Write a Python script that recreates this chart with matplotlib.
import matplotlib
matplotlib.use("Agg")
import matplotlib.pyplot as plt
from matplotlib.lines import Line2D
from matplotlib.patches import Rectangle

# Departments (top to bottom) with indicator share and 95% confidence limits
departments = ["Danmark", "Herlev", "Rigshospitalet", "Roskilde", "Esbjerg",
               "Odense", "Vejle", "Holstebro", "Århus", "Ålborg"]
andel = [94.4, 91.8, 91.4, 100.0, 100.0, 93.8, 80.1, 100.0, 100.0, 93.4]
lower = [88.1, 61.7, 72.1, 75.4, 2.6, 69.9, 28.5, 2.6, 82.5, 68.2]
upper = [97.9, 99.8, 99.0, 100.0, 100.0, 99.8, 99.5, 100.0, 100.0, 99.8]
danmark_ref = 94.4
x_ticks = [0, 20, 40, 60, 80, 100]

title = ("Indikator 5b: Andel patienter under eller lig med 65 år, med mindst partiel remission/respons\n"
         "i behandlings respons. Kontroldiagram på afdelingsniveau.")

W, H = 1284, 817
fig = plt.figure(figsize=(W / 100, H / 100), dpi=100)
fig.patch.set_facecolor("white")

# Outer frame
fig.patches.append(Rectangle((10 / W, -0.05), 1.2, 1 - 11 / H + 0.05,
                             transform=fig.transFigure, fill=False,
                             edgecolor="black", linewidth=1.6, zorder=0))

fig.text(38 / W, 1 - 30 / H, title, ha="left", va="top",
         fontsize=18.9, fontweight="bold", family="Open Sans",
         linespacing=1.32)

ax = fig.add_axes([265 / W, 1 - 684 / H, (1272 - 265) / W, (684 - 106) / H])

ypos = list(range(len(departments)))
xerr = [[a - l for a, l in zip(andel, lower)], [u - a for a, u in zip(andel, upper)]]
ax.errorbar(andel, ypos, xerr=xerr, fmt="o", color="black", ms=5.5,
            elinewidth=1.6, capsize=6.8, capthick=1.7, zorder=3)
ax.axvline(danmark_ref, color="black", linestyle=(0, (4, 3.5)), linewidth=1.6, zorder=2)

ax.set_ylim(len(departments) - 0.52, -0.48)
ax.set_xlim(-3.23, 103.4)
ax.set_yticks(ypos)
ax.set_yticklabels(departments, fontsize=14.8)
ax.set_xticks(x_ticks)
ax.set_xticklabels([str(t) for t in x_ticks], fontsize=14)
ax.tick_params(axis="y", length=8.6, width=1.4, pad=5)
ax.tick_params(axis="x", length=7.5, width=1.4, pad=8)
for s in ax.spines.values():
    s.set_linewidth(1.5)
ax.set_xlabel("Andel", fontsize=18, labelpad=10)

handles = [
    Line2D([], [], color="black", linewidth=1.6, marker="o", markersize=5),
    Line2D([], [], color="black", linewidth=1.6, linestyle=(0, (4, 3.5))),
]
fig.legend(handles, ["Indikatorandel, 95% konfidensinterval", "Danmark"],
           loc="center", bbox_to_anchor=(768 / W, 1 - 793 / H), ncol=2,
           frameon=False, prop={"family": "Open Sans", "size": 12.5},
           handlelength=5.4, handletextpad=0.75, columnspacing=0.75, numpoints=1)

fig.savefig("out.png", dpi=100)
++++++
EXERCISE OBJECTIVE | Each line above must be reproduced exactly as it stands.

SOLUTION TO THIS EXERCISE |
Write a Python script that recreates this chart with matplotlib.
import matplotlib
matplotlib.use("Agg")
import matplotlib.pyplot as plt
from matplotlib.lines import Line2D
from matplotlib.patches import Rectangle

# Departments (top to bottom) with indicator share and 95% confidence limits
departments = ["Danmark", "Herlev", "Rigshospitalet", "Roskilde", "Esbjerg",
               "Odense", "Vejle", "Holstebro", "Århus", "Ålborg"]
andel = [94.4, 91.8, 91.4, 100.0, 100.0, 93.8, 80.1, 100.0, 100.0, 93.4]
lower = [88.1, 61.7, 72.1, 75.4, 2.6, 69.9, 28.5, 2.6, 82.5, 68.2]
upper = [97.9, 99.8, 99.0, 100.0, 100.0, 99.8, 99.5, 100.0, 100.0, 99.8]
danmark_ref = 94.4
x_ticks = [0, 20, 40, 60, 80, 100]

title = ("Indikator 5b: Andel patienter under eller lig med 65 år, med mindst partiel remission/respons\n"
         "i behandlings respons. Kontroldiagram på afdelingsniveau.")

W, H = 1284, 817
fig = plt.figure(figsize=(W / 100, H / 100), dpi=100)
fig.patch.set_facecolor("white")

# Outer frame
fig.patches.append(Rectangle((10 / W, -0.05), 1.2, 1 - 11 / H + 0.05,
                             transform=fig.transFigure, fill=False,
                             edgecolor="black", linewidth=1.6, zorder=0))

fig.text(38 / W, 1 - 30 / H, title, ha="left", va="top",
         fontsize=18.9, fontweight="bold", family="Open Sans",
         linespacing=1.32)

ax = fig.add_axes([265 / W, 1 - 684 / H, (1272 - 265) / W, (684 - 106) / H])

ypos = list(range(len(departments)))
xerr = [[a - l for a, l in zip(andel, lower)], [u - a for a, u in zip(andel, upper)]]
ax.errorbar(andel, ypos, xerr=xerr, fmt="o", color="black", ms=5.5,
            elinewidth=1.6, capsize=6.8, capthick=1.7, zorder=3)
ax.axvline(danmark_ref, color="black", linestyle=(0, (4, 3.5)), linewidth=1.6, zorder=2)

ax.set_ylim(len(departments) - 0.52, -0.48)
ax.set_xlim(-3.23, 103.4)
ax.set_yticks(ypos)
ax.set_yticklabels(departments, fontsize=14.8)
ax.set_xticks(x_ticks)
ax.set_xticklabels([str(t) for t in x_ticks], fontsize=14)
ax.tick_params(axis="y", length=8.6, width=1.4, pad=5)
ax.tick_params(axis="x", length=7.5, width=1.4, pad=8)
for s in ax.spines.values():
    s.set_linewidth(1.5)
ax.set_xlabel("Andel", fontsize=18, labelpad=10)

handles = [
    Line2D([], [], color="black", linewidth=1.6, marker="o", markersize=5),
    Line2D([], [], color="black", linewidth=1.6, linestyle=(0, (4, 3.5))),
]
fig.legend(handles, ["Indikatorandel, 95% konfidensinterval", "Danmark"],
           loc="center", bbox_to_anchor=(768 / W, 1 - 793 / H), ncol=2,
           frameon=False, prop={"family": "Open Sans", "size": 12.5},
           handlelength=5.4, handletextpad=0.75, columnspacing=0.75, numpoints=1)

fig.savefig("out.png", dpi=100)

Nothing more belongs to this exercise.